Where he hasn’t gone before William Shatner talks ‘Better Late Than Never’

By Lori Acken

If you haven’t fallen for Better Late Than Never — the Tuesday-night NBC funfest that follows Henry Winkler, William Shatner, George Foreman and Terry Bradshaw on an epic Asian adventure — then you probably haven’t watched Better Late Than Never.
Culled from a kooky Korean reality hit, the show features the unlikely quartet — plus funnyman Jeff Dye, who serves as lackey and instigator — living it up (and hamming it up) on a trek through Tokyo, Kyoto, Seoul, Hong Kong, Phuket and Chiang Mai. For the man made a legend as Star Trek’s preeminent Captain Kirk, being catered to while touring parts of planet Earth he’d yet to experience sealed the deal.

“It seemed outlandish to me, but I’ve never seen those countries,” Shatner says of the initial pitch. “To talk about the lap of luxury, you have to have a movie company provide for you. They have people, they get the tickets, they get the private planes, they carry your luggage, they throw roses in front of you — it’s a trip made in heaven because there’s nothing to do.”
And when Shatner learned of his fellow travelers, he submitted a few requests. In other words, if you’ve seen him take blows from the 67-year-old Foreman in the show’s ads, fear not. He asked for it.

“I said, ‘I want to catch a pass from Terry Bradshaw — four-time Super Bowl champ — and I want to get in the ring and box with [two-time world heavyweight champion] George Foreman,’” the 85-year-old boasts. “George had told me how he was a killer in his youth. He wanted to smash people, he was such an angry young man, and that’s why he became a boxer. I thought, ‘Hmm. I want to see what’s behind all that — what’s behind the Buddha.’ I started to box him and I saw the killer emerge.”

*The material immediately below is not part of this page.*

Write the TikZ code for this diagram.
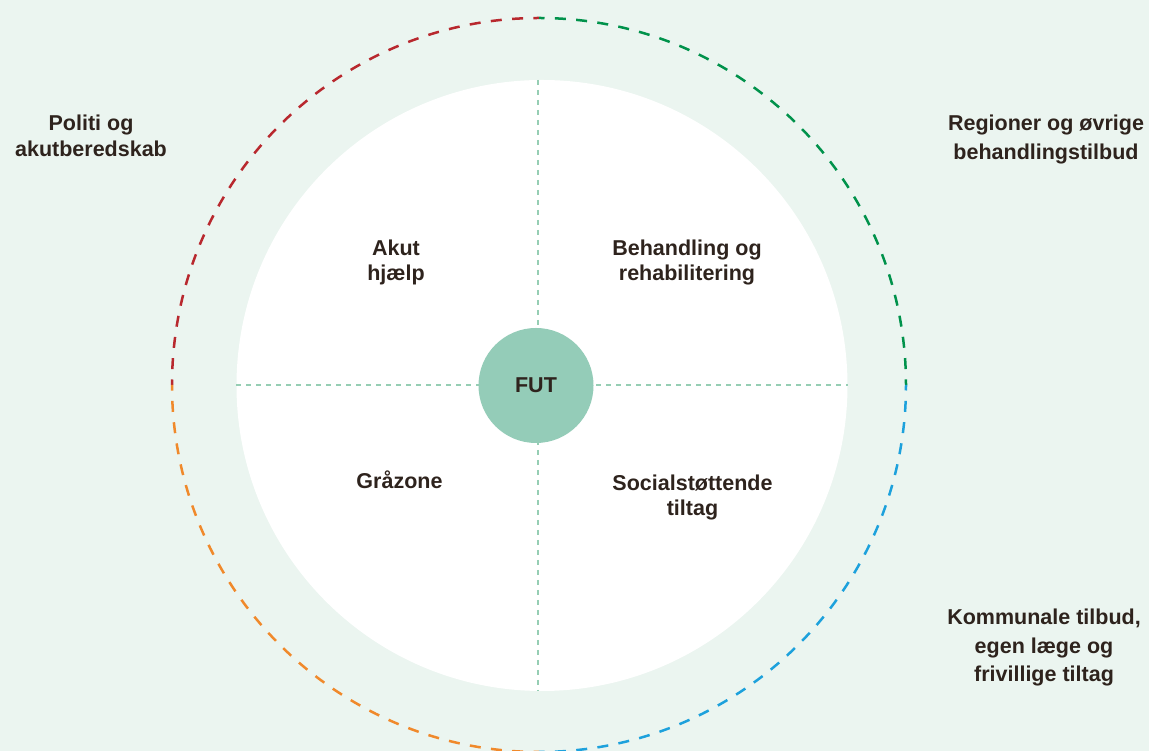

Winkler says Shatner — who does the Star Trek convention and Comic-Con circuits, tours his one-man show Shatner’s World: We Just Live In It and will debut the science-fiction novel Zero-G in September — served as the group’s sage. “He has read every book written on the planet since Copernicus,” the former Fonz muses, “and he remembers every word that he has read and will share it with you at any given moment.”
Just don’t expect every word to be true.

“If there was any competition, it was who could be funnier or who could joke,” says Shatner. “I didn’t want to enter that competition, so I would mostly make up ‘facts.’ I was able to sell them that I knew what I was talking about — which amused me no end!”